Теперь бывший оратор раскрыл уровень свинарника, в котором родилась эта «свинья»: «Я помню, нас пригласили к Хрущеву в Кремль накануне Пленума. Меня, Аджубея. Там был и Суслов. И Хрущев сказал: „В докладе надо Пастернака проработать. Давайте сейчас мы наговорим, а вы потом отредактируете, Суслов посмотрит – и давай завтра…“ Надиктовал Хрущев две странички. Конечно, с его резкой позицией о том, что даже свинья не позволяет себе гадить…» Там такая фраза еще была: «Я думаю, что советское правительство не будет возражать против, э-э, того, что Пастернак, если ему так хочется дышать свободным воздухом, покинул пределы нашей Родины». «Ты произнесешь, а мы поаплодируем. Все поймут».
Поэт и это предвидел:
И каждый день приносят тупо,
Так что и вправду невтерпеж,
Фотографические группы
Сплошных свиноподобных рож.
У меня с ним был разговор о «Метели». Вы помните это? «В посаде, куда ни одна нога не ступала…» Потом строчка передвигается: «В посаде, куда ни одна…» – и так далее, создавая полное ощущение движения снежных змей, движение снега. За ней движется Время.

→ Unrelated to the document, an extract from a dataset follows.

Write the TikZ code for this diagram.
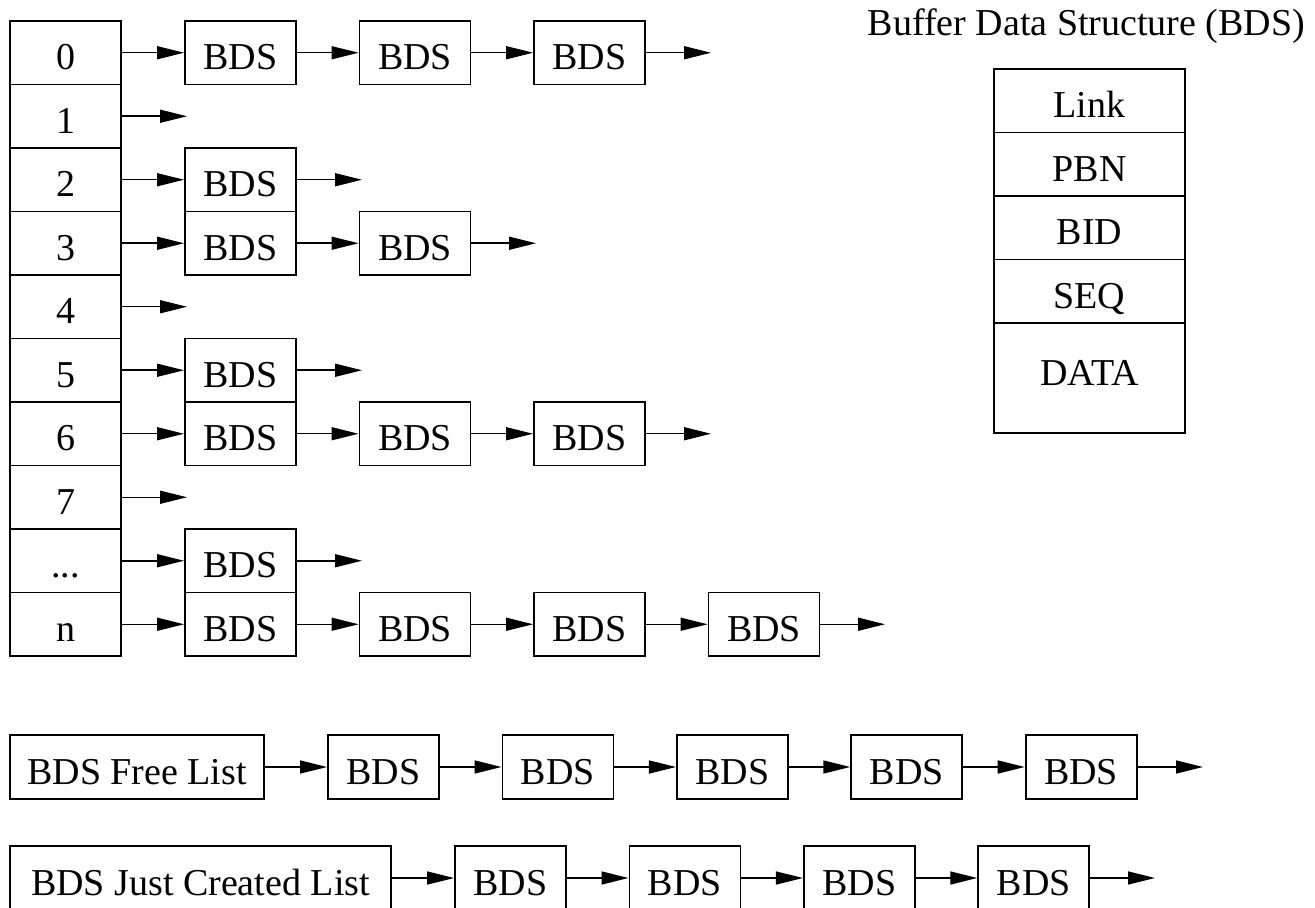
\documentclass[tikz,border=0pt]{standalone}
\usepackage{fontspec}
\setmainfont{Liberation Serif}
\usetikzlibrary{arrows.meta}

\begin{document}
\begin{tikzpicture}[x=0.5pt, y=-0.5pt, font=\fontsize{19}{23}\selectfont]

\tikzstyle{cell}=[rectangle, draw, line width=0.9pt, inner sep=0pt, minimum width=55.5pt, minimum height=31.75pt, text height=17pt, text depth=0pt]
\tikzstyle{bds}=[cell]
\tikzstyle{field}=[cell, minimum width=95.5pt]
\tikzstyle{arrow}=[-{Triangle[length=13.5pt,width=6.5pt]}, line width=0.75pt]

\useasboundingbox (0,0) rectangle (1315,908);

% hash table
\foreach \i in {0,...,7}
  \node (c\i) [cell] at (65.5, 52.75+63.5*\i) {\i};
\node (c8) [cell] at (65.5, 560.75) {...};
\node (c9) [cell] at (65.5, 624.25) {n};

% chains
\node (b01) [bds] at (240.5, 52.75) {BDS};
\node (b02) [bds] at (415, 52.75)   {BDS};
\node (b03) [bds] at (589.5, 52.75) {BDS};
\coordinate (e0) at (711, 52.75);

\coordinate (e1) at (187, 116.25);

\node (b21) [bds] at (240.5, 179.75) {BDS};
\coordinate (e2) at (362, 179.75);

\node (b31) [bds] at (240.5, 243.25) {BDS};
\node (b32) [bds] at (415, 243.25)   {BDS};
\coordinate (e3) at (536, 243.25);

\coordinate (e4) at (187, 306.75);

\node (b51) [bds] at (240.5, 370.25) {BDS};
\coordinate (e5) at (362, 370.25);

\node (b61) [bds] at (240.5, 433.75) {BDS};
\node (b62) [bds] at (415, 433.75)   {BDS};
\node (b63) [bds] at (589.5, 433.75) {BDS};
\coordinate (e6) at (711, 433.75);

\coordinate (e7) at (187, 497.25);

\node (b81) [bds] at (240.5, 560.75) {BDS};
\coordinate (e8) at (362, 560.75);

\node (b91) [bds] at (240.5, 624.25) {BDS};
\node (b92) [bds] at (415, 624.25)   {BDS};
\node (b93) [bds] at (589.5, 624.25) {BDS};
\node (b94) [bds] at (764, 624.25)   {BDS};
\coordinate (e9) at (885, 624.25);

\foreach \a/\b in {c0/b01, b01/b02, b02/b03, b03/e0,
                   c1/e1,
                   c2/b21, b21/e2,
                   c3/b31, b31/b32, b32/e3,
                   c4/e4,
                   c5/b51, b51/e5,
                   c6/b61, b61/b62, b62/b63, b63/e6,
                   c7/e7,
                   c8/b81, b81/e8,
                   c9/b91, b91/b92, b92/b93, b93/b94, b94/e9}
  \draw [arrow] (\a) -- (\b);

% layout of one BDS
\node (title) [anchor=base] at (1086.5, 36) {Buffer Data Structure (BDS)};
\node (f1) [field] at (1089.5, 100.75) {Link};
\node (f2) [field] at (1089.5, 164.25) {PBN};
\node (f3) [field] at (1089.5, 227.75) {BID};
\node (f4) [field] at (1089.5, 291.25) {SEQ};
\node (f5) [field, minimum height=55pt, text depth=9pt] at (1089.5, 378) {DATA};

% free list
\node (fl) [cell, minimum width=127pt] at (137, 767) {BDS Free List};
\node (fl1) [bds] at (383.5, 767) {BDS};
\node (fl2) [bds] at (557.9, 767) {BDS};
\node (fl3) [bds] at (732.3, 767) {BDS};
\node (fl4) [bds] at (906.7, 767) {BDS};
\node (fl5) [bds] at (1081.1, 767) {BDS};
\coordinate (ef) at (1203, 767);

\foreach \a/\b in {fl/fl1, fl1/fl2, fl2/fl3, fl3/fl4, fl4/fl5, fl5/ef}
  \draw [arrow] (\a) -- (\b);

% just created list
\node (jc) [cell, minimum width=190.5pt] at (200.5, 878) {BDS Just Created List};
\node (jc1) [bds] at (510.5, 878) {BDS};
\node (jc2) [bds] at (684.9, 878) {BDS};
\node (jc3) [bds] at (859.3, 878) {BDS};
\node (jc4) [bds] at (1033.7, 878) {BDS};
\coordinate (ej) at (1155, 878);

\foreach \a/\b in {jc/jc1, jc1/jc2, jc2/jc3, jc3/jc4, jc4/ej}
  \draw [arrow] (\a) -- (\b);

\end{tikzpicture}
\end{document}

Он сказал, что формальная задача – это «суп из топора». Потом о ней забываешь. Но «топор» должен быть. Ты ставишь себе задачу, и она выделяет что-то иное, энергию силы, которая достигает уже не задачи формы, а духа и иных задач.
Форма – это ветровой винт, закручивающий воздух, вселенную, если хотите, называйте это духом. И винт должен быть крепок, точен.
У Пастернака нет плохих стихов. Ну, может быть, десяток менее удачных, но плохих – нет. Как он отличен от стихотворцев, порой входящих в литературу с одной-двумя пристойными вещами среди всего серого потока своих посредственных стихов. Он был прав: зачем писать худо, когда можно написать точно, то есть хорошо? И здесь дело не только в торжестве формы, как будто не жизнь, не божество, не содержание и есть форма стиха! «Книга – кубический кусок дымящейся совести», – обмолвился он когда-то. Особенно это заметно в его «Избранном». Порой некоторый читатель даже устает от духовной напряженности каждой вещи. Читать трудно, а каково писать ему было, жить этим! Такое же ощущение от Цветаевой, таков их пульс был.
В стихах его «сервиз» рифмуется с «положением риз». Так рифмовала жизнь – в ней все смешалось.
В квартиру нашу были, как в компотник,
Набуханы продукты разных сфер:
Швея, студент, ответственный работник…
В детстве наша семья из пяти человек жила в одной комнате. В остальных пяти комнатах квартиры жило еще шесть семей – семья рабочих, приехавшая с нефтепромыслов, возглавляемая языкастой Прасковьей, аристократическая рослая семья Неклюдовых из семи человек и овчарки Багиры, семья инженера Ферапонтова, пышная радушная дочь бывшего купца и разведенные муж и жена. Коммуналка наша считалась малонаселенной.
В коридоре сушились простыни.
У дровяной плиты среди кухонных баталий вздрагивали над керосинкой фамильные серьги Муси Неклюдовой. В туалете разведенный муж свистал «Баядеру», возмущая очередь. В этом мире я родился, был счастлив и иного не представлял.
Сам он до тридцать шестого года, до двухэтажной квартиры в Лаврушинском, жил в коммуналке. Ванную комнату занимала отдельная семья, ночью, идя в туалет, шагали через спящих.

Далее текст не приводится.